CAOS. Los garrotes entraron en acción. El escándalo con que destruían las cosas de la familia se escuchaba hasta en el bulevar. El televisor de la sala estalló al primer golpe, los sillones los abrieron con navajas filosas y las plumas de ganso volaron por los aires, los cuadros cayeron al suelo, sobre los jarrones y los adornos hechos añicos, las mesas se hicieron pedazos en unos segundos, el equipo de sonido pasó a la historia, junto a los DVD, el Xbox y el Nintendo. De la cocina no quedaba nada. Los muchachos, como hormigas, sacaron a la calle la estufa, la refrigeradora y todo lo que había adentro, para destruirla cómodamente afuera. Los dormitorios fueron quedando vacíos, incluido el de la servidumbre, y los carros, fueron estacionados en la calle sin vidrios, sin focos, con las llantas y los asientos destruidos a navajazos, y con el motor encendido, luego de que pusieron cinco libras de azúcar en cada tanque de combustible.

La pecera no existía ya, de los perros, el único que enseñaba los dientes era el chihuahua, y los pájaros habían desaparecido. El gato era el único que se mostraba tranquilo en medio de aquel caos, en que nadie había demostrado su miedo u opuesto oposición alguna ante la advertencia clara de que cualquiera de esas dos debilidades sería castigada severamente. Aquella visita era el deseo de Dios de que se hiciera justicia a la anciana despojada. Eso era todo.
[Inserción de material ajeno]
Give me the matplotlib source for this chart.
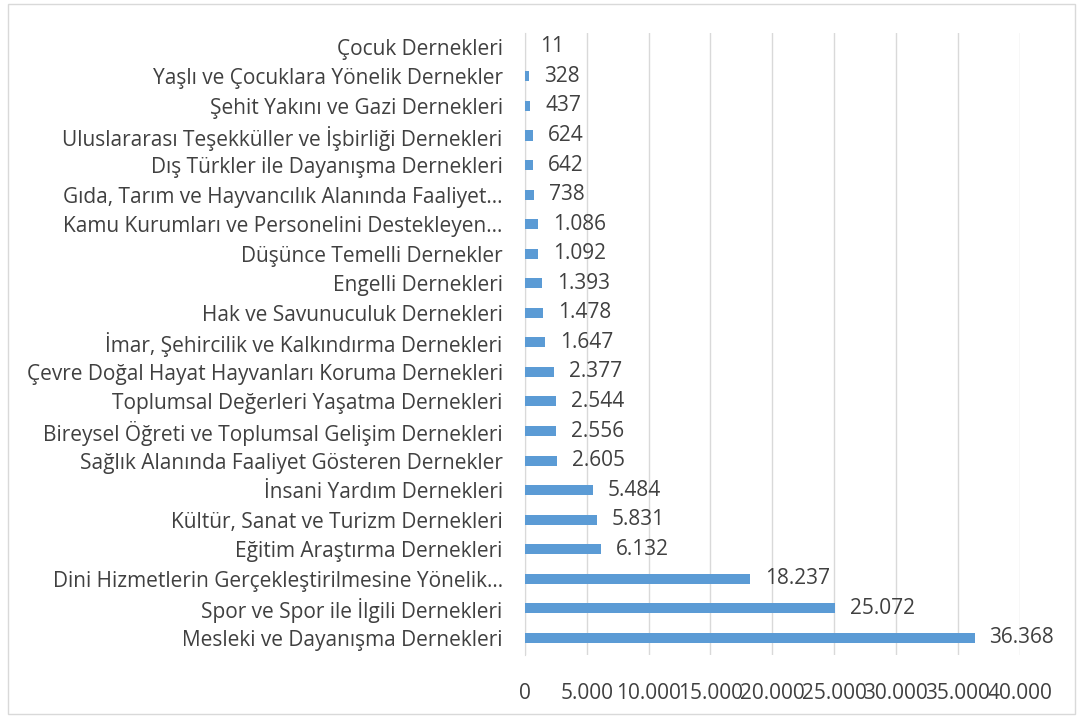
import matplotlib.pyplot as plt
from matplotlib.patches import Rectangle

categories = [
    "Mesleki ve Dayanışma Dernekleri",
    "Spor ve Spor ile İlgili Dernekleri",
    "Dini Hizmetlerin Gerçekleştirilmesine Yönelik…",
    "Eğitim Araştırma Dernekleri",
    "Kültür, Sanat ve Turizm Dernekleri",
    "İnsani Yardım Dernekleri",
    "Sağlık Alanında Faaliyet Gösteren Dernekler",
    "Bireysel Öğreti ve Toplumsal Gelişim Dernekleri",
    "Toplumsal Değerleri Yaşatma Dernekleri",
    "Çevre Doğal Hayat Hayvanları Koruma Dernekleri",
    "İmar, Şehircilik ve Kalkındırma Dernekleri",
    "Hak ve Savunuculuk Dernekleri",
    "Engelli Dernekleri",
    "Düşünce Temelli Dernekler",
    "Kamu Kurumları ve Personelini Destekleyen…",
    "Gıda, Tarım ve Hayvancılık Alanında Faaliyet…",
    "Dış Türkler ile Dayanışma Dernekleri",
    "Uluslararası Teşekküller ve İşbirliği Dernekleri",
    "Şehit Yakını ve Gazi Dernekleri",
    "Yaşlı ve Çocuklara Yönelik Dernekler",
    "Çocuk Dernekleri",
]
values = [36368, 25072, 18237, 6132, 5831, 5484, 2605, 2556, 2544, 2377,
          1647, 1478, 1393, 1092, 1086, 738, 642, 624, 437, 328, 11]
xticks = [0, 5000, 10000, 15000, 20000, 25000, 30000, 35000, 40000]


def fmt(v):
    return f"{v:,}".replace(",", ".")


plt.rcParams['font.family'] = ['Open Sans', 'DejaVu Sans']
text_color = '#404040'
fs = 15

fig = plt.figure(figsize=(10.8, 7.17), dpi=100)
fig.patches.append(Rectangle((0.007, 0.004), 0.988, 0.99, transform=fig.transFigure,
                             fill=False, edgecolor='#d9d9d9', linewidth=1))
ax = fig.add_axes([0.486, 0.0865, 0.458, 0.8675])

y = range(len(categories))
ax.barh(y, values, height=0.34, color='#5b9bd5', zorder=3)
for i, v in enumerate(values):
    ax.text(v + 1200, i, fmt(v), va='center', ha='left', fontsize=fs, color=text_color)

ax.set_xlim(0, 40000)
ax.set_ylim(-0.58, 20.47)
ax.set_yticks(list(y))
ax.set_yticklabels(categories, fontsize=fs, color=text_color)
ax.set_xticks(xticks)
ax.set_xticklabels([fmt(t) for t in xticks], fontsize=fs, color=text_color)
ax.tick_params(axis='both', length=0)
ax.tick_params(axis='y', pad=16)
ax.tick_params(axis='x', pad=20)
ax.grid(axis='x', color='#d9d9d9', linewidth=1, zorder=0)
for s in ['top', 'right', 'bottom']:
    ax.spines[s].set_visible(False)
ax.spines['left'].set_color('#d9d9d9')

fig.savefig('out.png', dpi=100)
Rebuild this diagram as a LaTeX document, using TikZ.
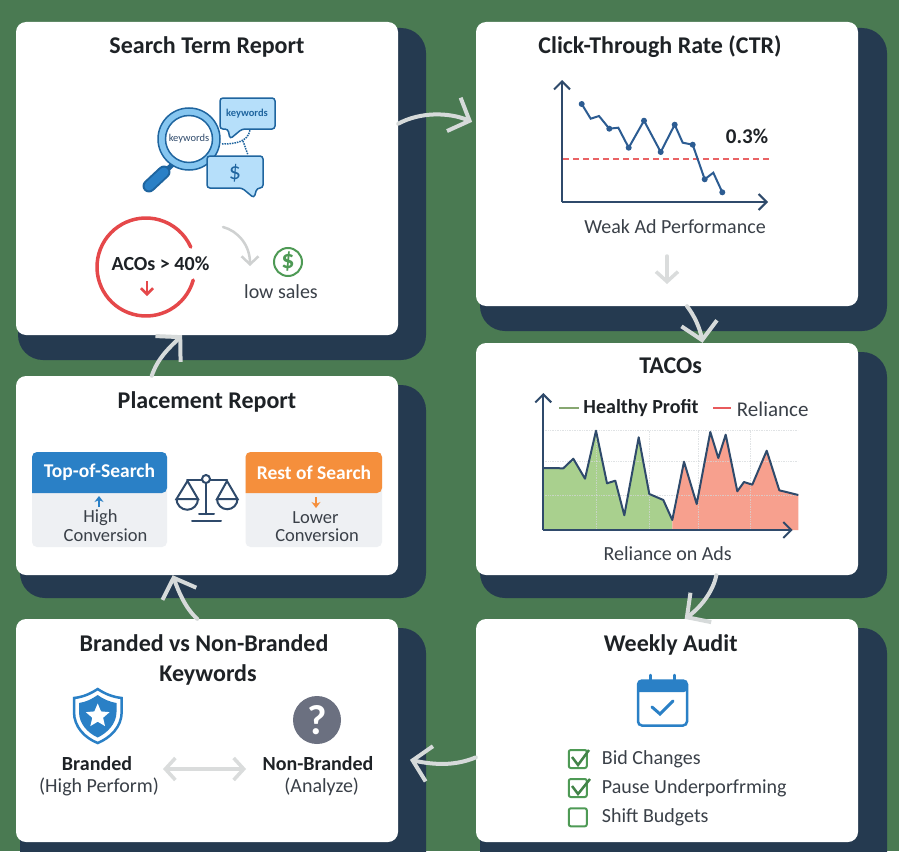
\documentclass[tikz,border=0pt]{standalone}
\usepackage{fontspec}
\setmainfont{Carlito}
\usetikzlibrary{arrows.meta,shapes.geometric}
\definecolor{bggreen}{HTML}{4A7A52}
\definecolor{navy}{HTML}{253A50}
\definecolor{flowgrey}{HTML}{D6DADA}
\definecolor{softgrey}{HTML}{DADCDC}
\definecolor{ink}{HTML}{1E2226}
\definecolor{bodytext}{HTML}{3A4048}
\definecolor{axisblue}{HTML}{2F4A6B}
\definecolor{lineblue}{HTML}{2C5C92}
\definecolor{iconblue}{HTML}{2A80C6}
\definecolor{darkblue}{HTML}{1F659F}
\definecolor{paleblue}{HTML}{B6DFFA}
\definecolor{ringblue}{HTML}{86C6F0}
\definecolor{redmark}{HTML}{E5484A}
\definecolor{greenmark}{HTML}{4E9A55}
\definecolor{orangebar}{HTML}{F58F3C}
\definecolor{panelgrey}{HTML}{EEF0F3}
\definecolor{areagreen}{HTML}{A9D08E}
\definecolor{areared}{HTML}{F7A08E}
\definecolor{gridgrey}{HTML}{D4D8DA}
\definecolor{querygrey}{HTML}{6B7080}
\tikzset{
    card/.style={fill=white, rounded corners=10pt, inner sep=0pt, minimum width=382pt},
    backing/.style={fill=navy, rounded corners=25pt},
    heading/.style={font=\fontsize{24}{30}\selectfont\bfseries, text=ink, inner sep=0pt, align=center},
    body/.style={font=\fontsize{20}{24}\selectfont, text=bodytext, inner sep=0pt, align=center},
    strong/.style={font=\fontsize{20}{24}\selectfont\bfseries, text=ink, inner sep=0pt, align=center},
    flow/.style={draw=flowgrey, line width=4pt, line cap=round, -{Straight Barb[length=17pt,width=36pt]}},
    minor/.style={draw=softgrey, line width=3.5pt, line cap=round, -{Straight Barb[length=10pt,width=22pt]}},
    axis/.style={draw=axisblue, line width=2pt, -{Straight Barb[length=8pt,width=16pt]}},
    bubble/.style={draw=darkblue, fill=paleblue, line width=1.5pt, rounded corners=3pt},
    dot/.style={circle, fill=lineblue, minimum size=6pt, inner sep=0pt},
    tick/.style={draw=greenmark, line width=2pt, rounded corners=2pt},
    panel/.style={font=\fontsize{18.5}{20}\selectfont, text=bodytext, inner sep=0pt},
}
\begin{document}
\begin{tikzpicture}[x=1pt, y=-1pt]
    \useasboundingbox (0,0) rectangle (899,851);
    \fill[bggreen] (0,0) rectangle (899,851);
    \clip (0,0) rectangle (899,851);

    \begin{scope}
        \path[backing] (18,28) rectangle (426,360);
        \path[backing] (480,28) rectangle (887,331);
        \path[backing] (480,352) rectangle (887,598);
        \path[backing] (20,385) rectangle (426,598);
        \path[backing] (20,628) rectangle (426,880);
        \path[backing] (480,628) rectangle (887,880);
    \end{scope}

    \begin{scope}[every node/.style={card}]
        \node[minimum height=313pt] (search) at (207,178.5) {};
        \node[minimum height=284pt] (ctr) at (667,164) {};
        \node[minimum height=232pt] (tacos) at (667,459) {};
        \node[minimum height=199pt] (placement) at (207,475.5) {};
        \node[minimum height=223pt] (branded) at (207,730.5) {};
        \node[minimum height=223pt] (audit) at (667,730.5) {};
    \end{scope}

    \draw[flow, shorten >=4pt] (search.16) .. controls (420,112) and (448,112) .. (ctr.168);
    \draw[flow] (ctr.-82) .. controls (694,315) and (700,328) .. (tacos.73);
    \draw[flow] (tacos.-67.5) .. controls (713,592) and (700,608) .. (audit.81);
    \draw[flow, shorten >=12pt] (audit.-172) .. controls (455,766) and (435,765) .. (branded.-8);
    \draw[flow] (branded.95) .. controls (185,608) and (178,590) .. (placement.-109);
    \draw[flow] (placement.119) .. controls (158,358) and (168,349) .. (search.-99);

    \begin{scope}[every node/.style={heading}]
        \node (searchtitle) at (207,46.5) {Search Term Report};
        \node (ctrtitle) at (660,46.5) {Click-Through Rate (CTR)};
        \node (tacostitle) at (670.7,366) {TACOs};
        \node (placementtitle) at (207,401.5) {Placement Report};
        \node (brandedtitle) at (204,659.5) {Branded vs Non-Branded\\\hspace*{8pt}Keywords};
        \node (audittitle) at (670.7,644.5) {Weekly Audit};
    \end{scope}

    \draw[line width=5pt, draw=darkblue, line cap=round] (160,176) -- (172,165);
    \draw[line width=13pt, draw=darkblue, line cap=round] (149,186) -- (164,172);
    \draw[line width=9pt, draw=iconblue, line cap=round] (149,186) -- (164,172);
    \filldraw[draw=darkblue, fill=ringblue, line width=1.5pt] (189,139) circle (31);
    \filldraw[draw=darkblue, fill=white, line width=1.5pt] (189,139) circle (23.5);
    \draw[bubble] (220,98) -- (275,98) -- (275,129) -- (242,129) -- (230,139) -- (228,129) -- (220,129) -- cycle;
    \draw[bubble] (207,156) -- (263,156) -- (263,188) -- (257,188) -- (254,198) -- (242,188) -- (207,188) -- cycle;
    \draw[darkblue, line width=1.5pt, densely dotted] (222,144) .. controls (235,144) and (248,142) .. (250,130);
    \draw[darkblue, line width=1.5pt, densely dotted] (243,141) -- (248,155);
    \node[font=\fontsize{10.5}{12}\selectfont, text=axisblue, inner sep=0pt] (lenstext) at (189,139) {keywords};
    \node[font=\fontsize{10.5}{12}\selectfont\bfseries, text=darkblue, inner sep=0pt] (bubbletext) at (247,114) {keywords};
    \node[font=\fontsize{24}{26}\selectfont, text=darkblue, inner sep=0pt] (bubbledollar) at (235,173) {\$};

    \draw[redmark, line width=3.5pt, line cap=round] (146,267) ++(15.5:49) arc[start angle=15.5, end angle=336, radius=49];
    \node[strong] (acos) at (160.5,264) {ACOs > 40\%};
    \draw[redmark, line width=2.5pt, -{Straight Barb[length=6pt,width=12pt]}] (147,281) -- (147,296);
    \draw[softgrey!95!black, line width=2.5pt, line cap=round, -{Straight Barb[length=8pt,width=17pt]}] (223,227) .. controls (238,231) and (250,245) .. (250,266);
    \node[circle, draw=greenmark, line width=2pt, minimum size=28pt, inner sep=0pt, text=greenmark, font=\fontsize{26}{28}\selectfont\bfseries] (lowdollar) at (288,262) {\$};
    \node[body] (lowsales) at (281,292) {low sales};

    \coordinate (ctrorigin) at (562,202);
    \coordinate (ctrtop) at (562,80);
    \coordinate (ctrright) at (768,202);
    \draw[axis] (ctrorigin) -- (ctrtop);
    \draw[axis] (ctrorigin) -- (ctrright);
    \draw[redmark!85, line width=1.3pt, dash pattern=on 6pt off 4pt] (563,159) -- (772,159);
    \draw[lineblue, line width=2pt] (581.7,104) -- (590.7,118.7) -- (599,116) -- (609.3,128.7) -- (618.3,127.7) -- (628.7,147.7) -- (644,120.7) -- (660.7,152) -- (674.7,124.7) -- (682.7,142.7) -- (692.7,144.7) -- (704.7,179.3) -- (713.3,172.7) -- (722.3,192.3);
    \begin{scope}[every node/.style={dot}]
        \node (p1) at (581.7,104) {};
        \node (p2) at (609.3,128.7) {};
        \node (p3) at (628.7,147.7) {};
        \node (p4) at (644,120.7) {};
        \node (p5) at (660.7,152) {};
        \node (p6) at (674.7,124.7) {};
        \node (p7) at (692.7,144.7) {};
        \node (p8) at (704.7,179.3) {};
        \node (p9) at (722.3,192.3) {};
    \end{scope}
    \node[strong, font=\fontsize{21}{24}\selectfont\bfseries] (ctrvalue) at (747,136) {0.3\%};
    \node[body] (ctrcaption) at (675,227) {Weak Ad Performance};
    \coordinate (ctrdowntop) at (667,256);
    \coordinate (ctrdownend) at (667,284);
    \draw[minor] (ctrdowntop) -- (ctrdownend);

    \fill[areagreen] (544,530) -- (544,468) -- (563.3,468.3) -- (573.3,458.7) -- (585,478.7) -- (596,430.7) -- (607,483.3) -- (615.3,480.7) -- (624.3,515.3) -- (638.7,437.3) -- (649.3,494) -- (663.3,500) -- (672.3,520) -- (672.3,530) -- cycle;
    \fill[areared] (672.3,530) -- (672.3,520) -- (684,461.7) -- (696.7,504) -- (710.3,432) -- (718.3,458) -- (725.7,434.7) -- (737.3,491.3) -- (744,482) -- (752.3,484.7) -- (766.7,450.7) -- (779.3,490.3) -- (798.3,495) -- (798.3,530) -- cycle;
    \begin{scope}[draw=gridgrey, densely dotted, line width=0.7pt, opacity=0.7]
        \draw (543,430.7) -- (798,430.7);
        \draw (543,461.7) -- (798,461.7);
        \draw (543,495) -- (798,495);
        \draw (596.7,430.7) -- (596.7,530);
        \draw (649,430.7) -- (649,530);
        \draw (698.3,430.7) -- (698.3,530);
        \draw (750,430.7) -- (750,530);
    \end{scope}
    \draw[axisblue, line width=2pt, line join=round] (544,468) -- (563.3,468.3) -- (573.3,458.7) -- (585,478.7) -- (596,430.7) -- (607,483.3) -- (615.3,480.7) -- (624.3,515.3) -- (638.7,437.3) -- (649.3,494) -- (663.3,500) -- (672.3,520) -- (684,461.7) -- (696.7,504) -- (710.3,432) -- (718.3,458) -- (725.7,434.7) -- (737.3,491.3) -- (744,482) -- (752.3,484.7) -- (766.7,450.7) -- (779.3,490.3) -- (798.3,495);
    \coordinate (tacosorigin) at (543.3,530);
    \coordinate (tacostop) at (543.3,393);
    \coordinate (tacosright) at (792.7,530);
    \draw[axis] (tacosorigin) -- (tacostop);
    \draw[axis] (tacosorigin) -- (tacosright);
    \draw[areagreen!80!black, line width=2pt] (559,407.7) -- (579,407.7);
    \draw[redmark!90, line width=2pt] (713,408) -- (731,408);
    \node[strong] (healthy) at (641,408) {Healthy Profit};
    \node[body, font=\fontsize{21}{24}\selectfont] (reliance) at (772.7,409) {Reliance};
    \node[body] (tacoscaption) at (667.7,553.7) {Reliance on Ads};

    \fill[panelgrey, rounded corners=5pt] (32,452) rectangle (167,547);
    \fill[panelgrey, rounded corners=5pt] (245.5,452) rectangle (382,547);
    \fill[iconblue, rounded corners=5pt] (32,493) -- (32,452) -- (167,452) -- (167,493) [sharp corners] -- cycle;
    \fill[orangebar, rounded corners=5pt] (245.5,493) -- (245.5,452) -- (382,452) -- (382,493) [sharp corners] -- cycle;
    \begin{scope}[every node/.style={strong, text=white, font=\fontsize{19.5}{24}\selectfont\bfseries}]
        \node (toplabel) at (99.5,472.5) {Top-of-Search};
        \node (restlabel) at (314,472.5) {Rest of Search};
    \end{scope}
    \begin{scope}[every node/.style={panel}]
        \node (highlabel) at (100.5,518) {High};
        \node (highsub) at (105.5,535.5) {Conversion};
        \node (lowerlabel) at (315.5,518) {Lower};
        \node (lowersub) at (317,535.5) {Conversion};
    \end{scope}
    \draw[iconblue, line width=2.5pt, -{Stealth[length=6pt,width=9pt]}] (99,507) -- (99,496);
    \draw[orangebar, line width=2.5pt, -{Stealth[length=6pt,width=9pt]}] (316,497) -- (316,508);

    \begin{scope}[draw=axisblue, line width=2pt, line cap=round]
        \draw (206,476) -- (206,514);
        \draw (199,514) -- (214,514);
        \draw (192,520.5) -- (221,520.5);
        \draw (187,480) -- (227,480);
        \draw (187.5,481) -- (176.5,499) -- (198,499) -- cycle;
        \draw (176.5,499) arc[start angle=180, end angle=0, radius=10.75];
        \draw (227,481) -- (217,499) -- (237.5,499) -- cycle;
        \draw (217,499) arc[start angle=180, end angle=0, radius=10.25];
        \filldraw[fill=white] (206,479) circle (4);
    \end{scope}

    \filldraw[fill=white, draw=iconblue, line width=2.5pt] (97.7,689) .. controls (105,694) and (113,697) .. (121.7,698) -- (121.7,712) .. controls (121.7,727) and (110,738) .. (97.7,743) .. controls (85,738) and (74,727) .. (74,712) -- (74,698) .. controls (83,697) and (90,694) .. (97.7,689) -- cycle;
    \fill[iconblue] (97.7,695) .. controls (103,699) and (110,702) .. (116.5,703) -- (116.5,712) .. controls (116.5,724) and (107,733) .. (97.7,737.5) .. controls (88,733) and (79,724) .. (79,712) -- (79,703) .. controls (86,702) and (92,699) .. (97.7,695) -- cycle;
    \node[star, star points=5, star point ratio=2.2, fill=white, minimum size=25pt, inner sep=0pt] (shieldstar) at (97.7,716) {};
    \node[circle, fill=querygrey, minimum size=48pt, inner sep=0pt, text=white, font=\fontsize{42}{44}\selectfont\bfseries] (question) at (317,720) {?};
    \node[strong] (brandedlabel) at (97,764) {Branded};
    \node[body] (brandedsub) at (99,787) {(High Perform)};
    \node[strong] (nonbrandedlabel) at (318,764) {Non-Branded};
    \node[body] (nonbrandedsub) at (321.7,787) {(Analyze)};
    \draw[softgrey, line width=3.5pt, line cap=round, {Straight Barb[length=10pt,width=22pt]}-{Straight Barb[length=10pt,width=22pt]}] (brandedsub.east) ++(4,-18) -- ++(83,0);

    \draw[iconblue, line width=2.5pt, line cap=round] (650.5,675) -- (650.5,682);
    \draw[iconblue, line width=2.5pt, line cap=round] (674.5,675) -- (674.5,682);
    \filldraw[fill=white, draw=iconblue, line width=2.5pt, rounded corners=4pt] (638,680.5) rectangle (687,725.5);
    \fill[iconblue, rounded corners=3pt] (638,692) -- (638,680.5) -- (687,680.5) -- (687,692) [sharp corners] -- cycle;
    \draw[iconblue, line width=3pt, line cap=round] (652,707) -- (660,714) -- (673,701);

    \begin{scope}[every node/.style={tick, minimum size=18pt, inner sep=0pt}]
        \node[draw] (bidbox) at (577.8,759) {};
        \node[draw] (pausebox) at (577.8,788) {};
        \node[draw] (shiftbox) at (577.8,817.3) {};
    \end{scope}
    \draw[greenmark!85!black, line width=2.5pt] (572,757) -- (578,765) -- (589,750);
    \draw[greenmark!85!black, line width=2.5pt] (572,786) -- (578,794) -- (590,779);
    \begin{scope}[every node/.style={body, anchor=west}]
        \node (bidlabel) at (601.7,759.5) {Bid Changes};
        \node (pauselabel) at (601.7,788.5) {Pause Underporfrming};
        \node (shiftlabel) at (601.7,817.5) {Shift Budgets};
    \end{scope}
\end{tikzpicture}
\end{document}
FIRMA. Cuando terminó la visita y nada quedaba en la casa que perteneciera a Rolando y a su familia, y cuando todos estaban en plena calle, en ropa de dormir y temblando de frío, La Diabla llamó a Rolando para que se acercara al tonó de su camioneta Volvo, cuyo motor hacía un sonido extraño. Hizo una señal, y de algún lugar en la sombra, apareció un hombre delgado y ojeroso, que se acercó a ellos con una carpeta en la mano. La Diabla le explicó a Rolando:

“Este es el traspaso de la casa a nombre de doña Pina, vas a firmarlo de buena voluntad, después de que reconozcás que se la quitaste con engaños y amenazas. Te advierto que no estamos autorizados a usar la violencia con vos, como te merecés, pero te sugiero que firmés y devolvás lo que no es tuyo. Si necesitás tiempo, te esperamos. Mis muchachos van a limpiar la casa para entregársela a doña Pina en la mañana, y no debés darte prisa en tomar esa sabia decisión. Por si querés, tenemos un busito esperando en el bulevar para llevarte con tu familia a donde digás. Este fue el compromiso que hicimos. ¿Qué decís?”.

Rolando, temblando más de miedo que de frío, aceptó firmar. El abogado firmó a su vez y, dos personas más, salidas sabe Dios de donde, sirvieron como testigos.

A las nueve de la mañana, doña Pina, caminando sonriente, recibió su casa, dio gracias Dios, y bendijo a La Diabla. Esta le sonrió con una de esas sonrisas que solo iluminan el rostro cuando el corazón está satisfecho.

“¡Ay, hijita, ¿cómo les puedo pagar?” –dijo doña Pina, ebria de felicidad.

“No tiene que pagarnos nada, señora; solo que de ahora en adelante fíjese a quien se la alquila”.

Dicen los vecinos entrevistados para escribir este caso, y que no se pierden EL HERALDO los domingos, que hay mucho más que decir de Sebastián María Alfonso Rolando Manuel de la Tecuhtzincalpan, pero no nos interesa. ¿Cuánta más luz existe en el corazón de La Diabla?